Records with drawing code:

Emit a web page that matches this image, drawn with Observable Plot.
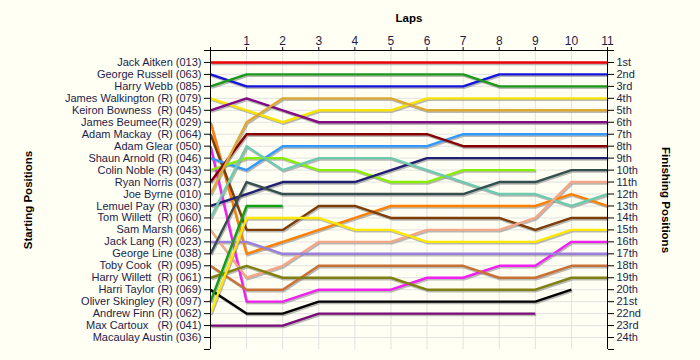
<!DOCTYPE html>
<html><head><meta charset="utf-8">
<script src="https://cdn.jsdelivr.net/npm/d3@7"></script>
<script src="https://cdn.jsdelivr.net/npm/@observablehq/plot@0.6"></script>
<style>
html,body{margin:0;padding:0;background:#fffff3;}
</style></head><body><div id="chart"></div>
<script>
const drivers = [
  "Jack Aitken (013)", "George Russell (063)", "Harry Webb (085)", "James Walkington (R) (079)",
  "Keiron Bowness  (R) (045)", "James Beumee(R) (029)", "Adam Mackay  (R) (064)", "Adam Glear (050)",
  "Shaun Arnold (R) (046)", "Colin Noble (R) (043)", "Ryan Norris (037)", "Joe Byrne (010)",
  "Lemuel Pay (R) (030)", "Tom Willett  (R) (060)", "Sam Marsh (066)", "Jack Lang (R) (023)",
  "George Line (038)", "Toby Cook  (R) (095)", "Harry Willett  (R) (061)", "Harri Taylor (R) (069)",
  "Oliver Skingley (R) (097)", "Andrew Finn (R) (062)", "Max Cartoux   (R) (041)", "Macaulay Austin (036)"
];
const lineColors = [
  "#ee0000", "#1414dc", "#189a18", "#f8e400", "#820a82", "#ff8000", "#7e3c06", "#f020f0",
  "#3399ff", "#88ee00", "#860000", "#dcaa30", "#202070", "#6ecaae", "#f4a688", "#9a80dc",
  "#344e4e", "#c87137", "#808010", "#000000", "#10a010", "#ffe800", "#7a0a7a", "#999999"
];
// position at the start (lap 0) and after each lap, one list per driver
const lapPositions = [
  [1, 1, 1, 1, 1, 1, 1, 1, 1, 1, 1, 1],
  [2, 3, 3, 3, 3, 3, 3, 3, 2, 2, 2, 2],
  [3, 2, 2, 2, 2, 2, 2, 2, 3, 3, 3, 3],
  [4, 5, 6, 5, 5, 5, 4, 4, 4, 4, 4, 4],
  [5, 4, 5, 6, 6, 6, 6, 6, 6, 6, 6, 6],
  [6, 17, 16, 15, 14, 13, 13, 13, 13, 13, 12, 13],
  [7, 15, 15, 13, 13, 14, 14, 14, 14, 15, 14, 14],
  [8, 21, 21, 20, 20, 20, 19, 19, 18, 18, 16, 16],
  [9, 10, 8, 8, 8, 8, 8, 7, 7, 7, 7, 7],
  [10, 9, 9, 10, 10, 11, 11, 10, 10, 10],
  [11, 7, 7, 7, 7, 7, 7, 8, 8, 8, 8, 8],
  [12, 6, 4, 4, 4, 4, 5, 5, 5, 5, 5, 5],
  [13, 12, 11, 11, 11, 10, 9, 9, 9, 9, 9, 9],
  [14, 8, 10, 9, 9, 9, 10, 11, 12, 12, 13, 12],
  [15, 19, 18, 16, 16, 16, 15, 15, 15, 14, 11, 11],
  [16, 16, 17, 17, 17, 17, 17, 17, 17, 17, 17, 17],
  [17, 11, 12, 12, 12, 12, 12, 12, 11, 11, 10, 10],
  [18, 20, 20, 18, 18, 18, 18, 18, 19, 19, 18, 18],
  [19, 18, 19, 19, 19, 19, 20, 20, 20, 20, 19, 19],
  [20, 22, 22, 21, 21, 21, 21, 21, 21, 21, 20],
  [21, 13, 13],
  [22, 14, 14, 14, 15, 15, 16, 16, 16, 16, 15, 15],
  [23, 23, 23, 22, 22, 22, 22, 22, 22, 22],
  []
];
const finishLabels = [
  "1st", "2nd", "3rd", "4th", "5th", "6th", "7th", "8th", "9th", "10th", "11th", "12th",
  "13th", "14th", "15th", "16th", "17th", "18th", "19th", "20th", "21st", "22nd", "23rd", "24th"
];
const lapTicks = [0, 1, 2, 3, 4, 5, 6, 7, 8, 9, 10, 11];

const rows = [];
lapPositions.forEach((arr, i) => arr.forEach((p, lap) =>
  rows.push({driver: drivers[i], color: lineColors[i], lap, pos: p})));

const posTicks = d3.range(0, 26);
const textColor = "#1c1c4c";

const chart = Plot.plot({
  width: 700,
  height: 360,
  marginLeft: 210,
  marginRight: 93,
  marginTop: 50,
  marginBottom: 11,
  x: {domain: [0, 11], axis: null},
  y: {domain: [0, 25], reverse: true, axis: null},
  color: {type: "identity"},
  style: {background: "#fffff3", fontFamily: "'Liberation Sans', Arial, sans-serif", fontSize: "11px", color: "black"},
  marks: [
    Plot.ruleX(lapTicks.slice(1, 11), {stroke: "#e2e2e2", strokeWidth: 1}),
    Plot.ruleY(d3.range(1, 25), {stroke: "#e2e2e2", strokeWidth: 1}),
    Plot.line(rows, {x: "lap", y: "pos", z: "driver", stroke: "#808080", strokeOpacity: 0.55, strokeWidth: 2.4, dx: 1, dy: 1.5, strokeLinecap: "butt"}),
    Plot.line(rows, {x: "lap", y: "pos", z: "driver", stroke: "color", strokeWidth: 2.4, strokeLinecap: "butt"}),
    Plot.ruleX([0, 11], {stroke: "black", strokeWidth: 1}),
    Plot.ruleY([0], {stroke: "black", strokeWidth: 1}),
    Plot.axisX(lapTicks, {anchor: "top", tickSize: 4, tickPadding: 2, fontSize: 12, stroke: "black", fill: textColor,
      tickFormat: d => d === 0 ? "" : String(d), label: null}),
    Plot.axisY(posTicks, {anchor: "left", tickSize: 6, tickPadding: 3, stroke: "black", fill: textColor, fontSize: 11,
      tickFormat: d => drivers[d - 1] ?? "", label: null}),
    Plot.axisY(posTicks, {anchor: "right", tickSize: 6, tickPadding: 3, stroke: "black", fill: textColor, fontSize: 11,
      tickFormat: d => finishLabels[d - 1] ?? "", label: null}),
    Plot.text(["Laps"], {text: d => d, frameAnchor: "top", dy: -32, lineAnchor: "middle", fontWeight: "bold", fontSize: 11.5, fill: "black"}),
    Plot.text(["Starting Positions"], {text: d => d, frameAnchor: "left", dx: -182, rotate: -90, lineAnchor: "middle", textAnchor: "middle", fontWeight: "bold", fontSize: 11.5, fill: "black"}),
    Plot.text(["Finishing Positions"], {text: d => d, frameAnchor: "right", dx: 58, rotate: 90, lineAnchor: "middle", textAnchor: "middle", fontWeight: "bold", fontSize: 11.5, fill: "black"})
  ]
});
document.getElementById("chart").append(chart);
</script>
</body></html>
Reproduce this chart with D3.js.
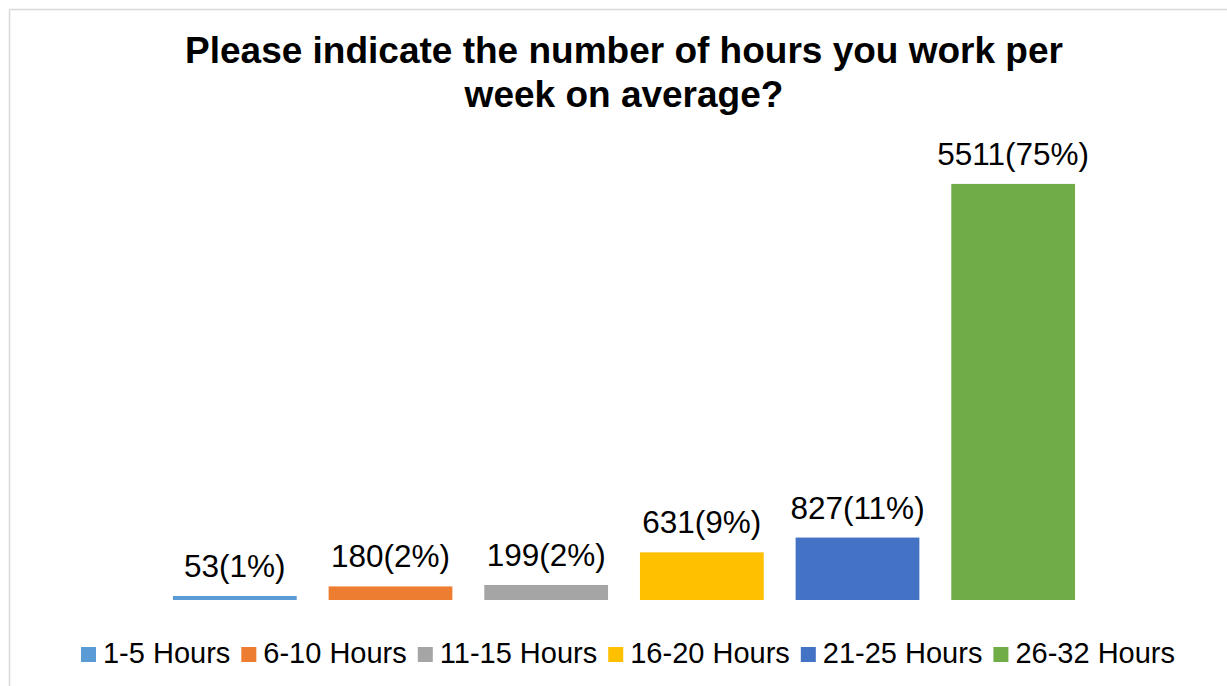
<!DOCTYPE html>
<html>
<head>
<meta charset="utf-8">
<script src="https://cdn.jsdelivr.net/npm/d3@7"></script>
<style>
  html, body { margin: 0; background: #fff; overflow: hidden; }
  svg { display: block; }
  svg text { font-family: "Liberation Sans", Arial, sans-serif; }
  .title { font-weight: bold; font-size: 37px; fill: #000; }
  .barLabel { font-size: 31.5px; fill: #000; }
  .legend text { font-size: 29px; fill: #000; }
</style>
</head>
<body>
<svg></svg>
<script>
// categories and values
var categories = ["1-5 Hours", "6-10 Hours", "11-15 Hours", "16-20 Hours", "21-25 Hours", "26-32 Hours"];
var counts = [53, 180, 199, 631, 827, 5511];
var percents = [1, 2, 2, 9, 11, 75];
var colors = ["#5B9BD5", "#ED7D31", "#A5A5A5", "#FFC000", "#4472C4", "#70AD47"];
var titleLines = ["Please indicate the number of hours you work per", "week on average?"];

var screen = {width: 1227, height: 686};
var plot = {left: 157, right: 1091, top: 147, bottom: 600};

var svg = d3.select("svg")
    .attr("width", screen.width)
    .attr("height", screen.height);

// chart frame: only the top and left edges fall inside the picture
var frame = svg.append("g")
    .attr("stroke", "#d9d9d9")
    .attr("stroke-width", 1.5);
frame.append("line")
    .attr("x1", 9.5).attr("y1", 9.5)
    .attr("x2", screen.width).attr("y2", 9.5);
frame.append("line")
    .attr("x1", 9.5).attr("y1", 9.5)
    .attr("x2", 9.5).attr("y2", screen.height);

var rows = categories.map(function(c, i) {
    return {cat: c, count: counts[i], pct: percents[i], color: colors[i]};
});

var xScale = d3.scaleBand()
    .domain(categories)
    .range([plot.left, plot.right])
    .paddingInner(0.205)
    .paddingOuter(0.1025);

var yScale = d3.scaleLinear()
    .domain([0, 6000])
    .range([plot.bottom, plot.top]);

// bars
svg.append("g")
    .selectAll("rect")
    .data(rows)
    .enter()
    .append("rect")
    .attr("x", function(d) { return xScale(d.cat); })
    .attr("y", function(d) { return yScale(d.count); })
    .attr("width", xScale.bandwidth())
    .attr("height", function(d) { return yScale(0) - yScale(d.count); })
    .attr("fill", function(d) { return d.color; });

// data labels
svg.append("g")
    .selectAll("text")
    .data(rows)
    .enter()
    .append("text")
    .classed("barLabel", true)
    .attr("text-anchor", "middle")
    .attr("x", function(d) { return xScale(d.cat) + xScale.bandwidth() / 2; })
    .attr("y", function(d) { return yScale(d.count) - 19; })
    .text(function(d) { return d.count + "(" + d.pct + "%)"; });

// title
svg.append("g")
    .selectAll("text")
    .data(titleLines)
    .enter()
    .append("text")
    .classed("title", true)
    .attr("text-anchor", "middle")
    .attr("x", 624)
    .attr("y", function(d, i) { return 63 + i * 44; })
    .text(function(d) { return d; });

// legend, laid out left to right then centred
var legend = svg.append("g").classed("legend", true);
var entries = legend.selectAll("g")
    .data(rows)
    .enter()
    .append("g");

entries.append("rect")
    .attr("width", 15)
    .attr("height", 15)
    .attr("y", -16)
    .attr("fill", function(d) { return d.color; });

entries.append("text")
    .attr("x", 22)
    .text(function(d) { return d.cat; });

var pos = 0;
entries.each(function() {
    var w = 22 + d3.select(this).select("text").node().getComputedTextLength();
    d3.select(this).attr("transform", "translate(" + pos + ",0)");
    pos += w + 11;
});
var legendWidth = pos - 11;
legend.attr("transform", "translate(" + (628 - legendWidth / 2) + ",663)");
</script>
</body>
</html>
...
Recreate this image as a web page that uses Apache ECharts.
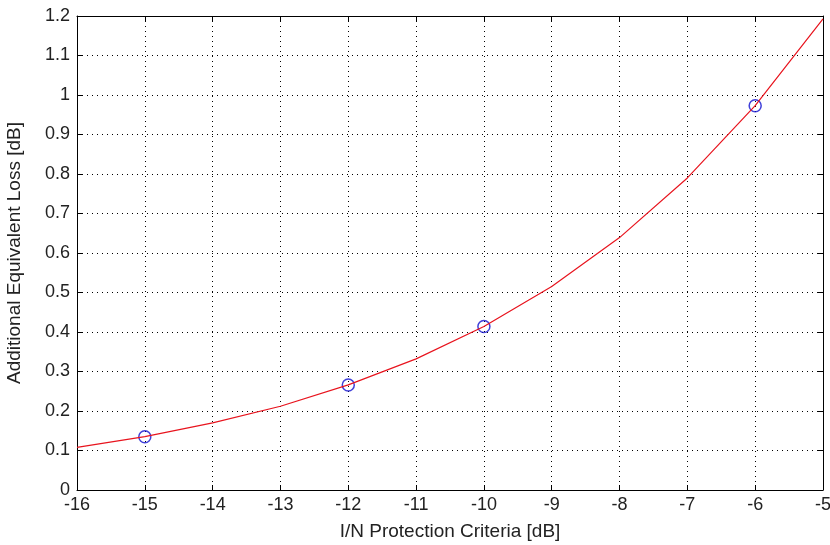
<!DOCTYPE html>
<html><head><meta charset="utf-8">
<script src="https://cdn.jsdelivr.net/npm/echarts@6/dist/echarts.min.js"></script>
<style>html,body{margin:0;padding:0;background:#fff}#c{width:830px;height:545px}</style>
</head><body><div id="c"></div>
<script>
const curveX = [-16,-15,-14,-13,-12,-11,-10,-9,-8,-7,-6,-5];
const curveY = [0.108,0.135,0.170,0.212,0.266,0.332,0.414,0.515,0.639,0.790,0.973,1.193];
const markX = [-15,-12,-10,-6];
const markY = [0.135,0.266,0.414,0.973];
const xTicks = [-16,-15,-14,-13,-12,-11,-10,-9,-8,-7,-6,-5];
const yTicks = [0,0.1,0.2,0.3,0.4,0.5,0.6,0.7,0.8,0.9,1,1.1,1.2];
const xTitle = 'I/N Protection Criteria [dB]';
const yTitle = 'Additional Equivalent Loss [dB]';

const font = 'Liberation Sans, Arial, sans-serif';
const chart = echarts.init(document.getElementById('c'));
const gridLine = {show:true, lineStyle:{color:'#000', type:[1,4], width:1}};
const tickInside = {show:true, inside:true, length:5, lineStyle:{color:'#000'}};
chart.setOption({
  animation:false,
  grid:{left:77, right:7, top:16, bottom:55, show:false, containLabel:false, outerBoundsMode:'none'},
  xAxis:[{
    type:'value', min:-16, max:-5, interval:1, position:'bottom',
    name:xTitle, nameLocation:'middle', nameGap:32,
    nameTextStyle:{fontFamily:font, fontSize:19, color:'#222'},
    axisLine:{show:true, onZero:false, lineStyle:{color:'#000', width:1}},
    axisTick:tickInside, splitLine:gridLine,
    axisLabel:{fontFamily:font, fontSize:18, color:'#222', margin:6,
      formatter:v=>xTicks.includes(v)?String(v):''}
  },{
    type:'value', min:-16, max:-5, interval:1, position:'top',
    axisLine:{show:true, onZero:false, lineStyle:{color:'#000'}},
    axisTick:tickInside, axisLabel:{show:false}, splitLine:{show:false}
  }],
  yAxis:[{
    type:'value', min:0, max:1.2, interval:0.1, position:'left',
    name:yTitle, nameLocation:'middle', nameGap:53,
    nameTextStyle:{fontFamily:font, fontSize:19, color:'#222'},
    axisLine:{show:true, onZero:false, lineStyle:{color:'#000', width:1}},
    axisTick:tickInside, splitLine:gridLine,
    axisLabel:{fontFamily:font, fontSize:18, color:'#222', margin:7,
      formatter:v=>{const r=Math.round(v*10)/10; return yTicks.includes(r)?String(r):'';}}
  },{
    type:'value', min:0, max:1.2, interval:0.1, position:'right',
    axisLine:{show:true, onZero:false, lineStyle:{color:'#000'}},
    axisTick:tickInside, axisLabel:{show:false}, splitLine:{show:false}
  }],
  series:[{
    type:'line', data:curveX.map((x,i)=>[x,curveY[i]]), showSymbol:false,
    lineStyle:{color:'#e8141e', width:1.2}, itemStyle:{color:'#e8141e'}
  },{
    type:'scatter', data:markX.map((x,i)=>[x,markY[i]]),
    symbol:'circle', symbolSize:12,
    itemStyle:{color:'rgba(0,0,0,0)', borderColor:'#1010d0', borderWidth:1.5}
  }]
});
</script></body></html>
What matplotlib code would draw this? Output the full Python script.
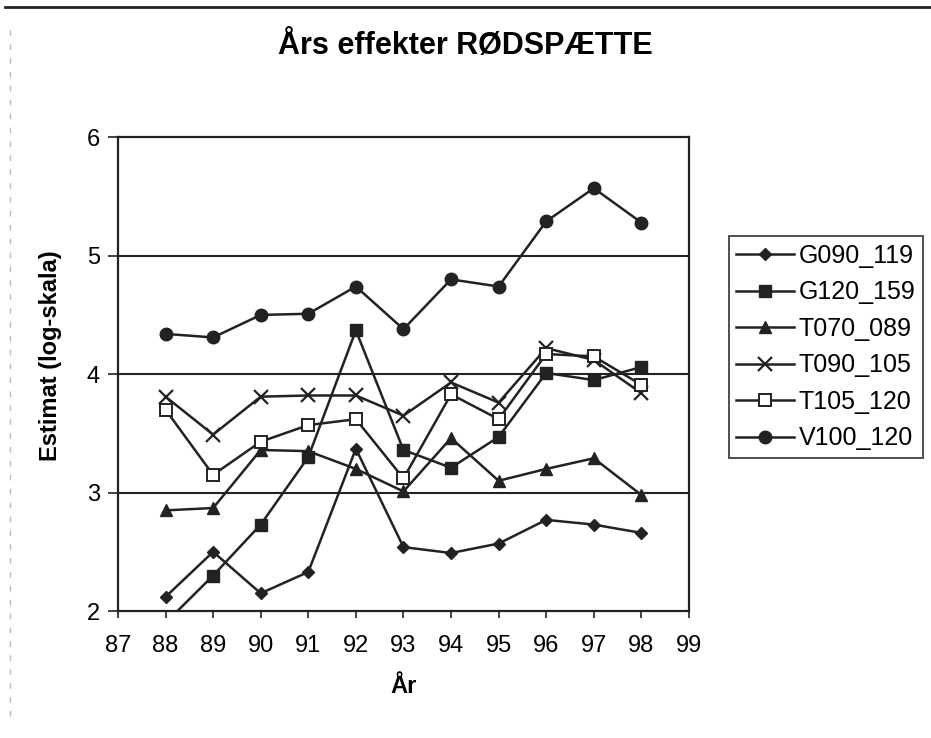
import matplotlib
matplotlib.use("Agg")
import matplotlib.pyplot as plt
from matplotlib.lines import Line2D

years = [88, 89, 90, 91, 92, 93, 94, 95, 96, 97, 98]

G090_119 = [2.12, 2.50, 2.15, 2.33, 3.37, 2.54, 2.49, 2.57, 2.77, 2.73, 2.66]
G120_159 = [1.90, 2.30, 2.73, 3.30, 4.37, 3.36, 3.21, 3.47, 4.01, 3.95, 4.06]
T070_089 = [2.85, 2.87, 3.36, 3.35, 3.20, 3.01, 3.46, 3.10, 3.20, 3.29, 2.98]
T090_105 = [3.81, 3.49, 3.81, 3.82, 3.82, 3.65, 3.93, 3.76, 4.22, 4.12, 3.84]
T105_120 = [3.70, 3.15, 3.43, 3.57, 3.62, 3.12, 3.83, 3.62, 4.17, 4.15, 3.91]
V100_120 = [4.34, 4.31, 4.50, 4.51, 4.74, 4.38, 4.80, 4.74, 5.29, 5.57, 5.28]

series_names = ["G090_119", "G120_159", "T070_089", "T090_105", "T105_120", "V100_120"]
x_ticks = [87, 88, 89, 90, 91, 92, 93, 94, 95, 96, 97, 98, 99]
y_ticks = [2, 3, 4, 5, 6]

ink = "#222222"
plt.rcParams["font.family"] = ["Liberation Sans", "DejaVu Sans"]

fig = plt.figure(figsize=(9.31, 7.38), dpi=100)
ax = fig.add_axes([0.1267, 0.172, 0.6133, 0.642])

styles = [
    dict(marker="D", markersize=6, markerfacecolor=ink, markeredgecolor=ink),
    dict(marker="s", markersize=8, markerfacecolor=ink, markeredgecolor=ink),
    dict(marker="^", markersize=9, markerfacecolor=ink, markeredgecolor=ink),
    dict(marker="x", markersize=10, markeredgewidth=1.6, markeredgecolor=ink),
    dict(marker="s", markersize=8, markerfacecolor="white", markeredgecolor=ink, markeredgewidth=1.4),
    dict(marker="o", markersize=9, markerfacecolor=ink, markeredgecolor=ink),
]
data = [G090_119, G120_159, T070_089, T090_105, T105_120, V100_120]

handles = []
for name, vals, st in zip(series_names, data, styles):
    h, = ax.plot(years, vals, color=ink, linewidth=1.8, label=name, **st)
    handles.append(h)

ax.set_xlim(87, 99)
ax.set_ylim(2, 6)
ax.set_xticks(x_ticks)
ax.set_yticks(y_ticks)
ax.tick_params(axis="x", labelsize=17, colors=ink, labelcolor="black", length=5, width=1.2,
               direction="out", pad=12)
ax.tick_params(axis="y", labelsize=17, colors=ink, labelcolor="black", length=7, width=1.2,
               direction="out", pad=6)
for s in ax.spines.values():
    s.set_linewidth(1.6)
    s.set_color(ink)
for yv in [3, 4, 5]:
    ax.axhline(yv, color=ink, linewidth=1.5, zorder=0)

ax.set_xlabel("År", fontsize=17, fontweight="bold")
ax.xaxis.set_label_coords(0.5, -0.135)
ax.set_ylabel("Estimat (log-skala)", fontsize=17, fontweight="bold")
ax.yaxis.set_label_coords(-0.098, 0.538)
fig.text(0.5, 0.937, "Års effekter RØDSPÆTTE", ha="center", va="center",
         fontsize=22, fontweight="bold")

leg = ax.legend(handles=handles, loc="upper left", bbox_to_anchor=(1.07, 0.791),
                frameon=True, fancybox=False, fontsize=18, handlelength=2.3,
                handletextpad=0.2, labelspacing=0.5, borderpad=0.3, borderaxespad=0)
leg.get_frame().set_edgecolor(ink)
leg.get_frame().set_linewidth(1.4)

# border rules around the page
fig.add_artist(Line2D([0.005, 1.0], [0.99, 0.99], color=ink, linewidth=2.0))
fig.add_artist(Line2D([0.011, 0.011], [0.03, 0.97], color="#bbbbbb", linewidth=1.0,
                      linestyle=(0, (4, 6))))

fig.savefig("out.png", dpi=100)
* * *
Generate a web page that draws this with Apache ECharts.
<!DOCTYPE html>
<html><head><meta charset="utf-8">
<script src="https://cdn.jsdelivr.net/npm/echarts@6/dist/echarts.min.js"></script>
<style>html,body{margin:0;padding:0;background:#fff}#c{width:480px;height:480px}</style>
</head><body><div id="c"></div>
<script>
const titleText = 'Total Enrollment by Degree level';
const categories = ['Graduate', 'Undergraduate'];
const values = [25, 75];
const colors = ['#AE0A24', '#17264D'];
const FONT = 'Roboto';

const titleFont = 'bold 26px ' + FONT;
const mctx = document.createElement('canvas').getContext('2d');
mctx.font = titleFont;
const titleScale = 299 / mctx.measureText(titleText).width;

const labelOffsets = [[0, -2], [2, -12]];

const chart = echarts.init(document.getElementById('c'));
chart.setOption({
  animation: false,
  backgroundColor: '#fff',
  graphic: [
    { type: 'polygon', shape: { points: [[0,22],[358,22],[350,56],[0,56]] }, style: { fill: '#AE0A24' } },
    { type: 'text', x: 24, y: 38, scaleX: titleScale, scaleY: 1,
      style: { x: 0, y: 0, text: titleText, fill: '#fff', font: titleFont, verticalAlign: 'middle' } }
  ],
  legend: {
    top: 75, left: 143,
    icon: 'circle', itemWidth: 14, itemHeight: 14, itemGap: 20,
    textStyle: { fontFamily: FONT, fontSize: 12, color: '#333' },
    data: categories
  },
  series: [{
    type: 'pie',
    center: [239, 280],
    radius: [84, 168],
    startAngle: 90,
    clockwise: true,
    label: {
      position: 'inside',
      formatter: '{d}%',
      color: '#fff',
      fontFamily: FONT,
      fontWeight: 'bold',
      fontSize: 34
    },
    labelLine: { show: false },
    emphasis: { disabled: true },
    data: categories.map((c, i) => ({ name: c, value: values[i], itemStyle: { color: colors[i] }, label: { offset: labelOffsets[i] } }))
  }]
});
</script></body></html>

▸ WORK TO DO: Scan the listing above. Gather each line that contains the word "matplotlib".

▸ FINAL RESULT:
What matplotlib code would draw this? Output the full Python script.
import matplotlib
matplotlib.use("Agg")
import matplotlib.pyplot as plt
from matplotlib.lines import Line2D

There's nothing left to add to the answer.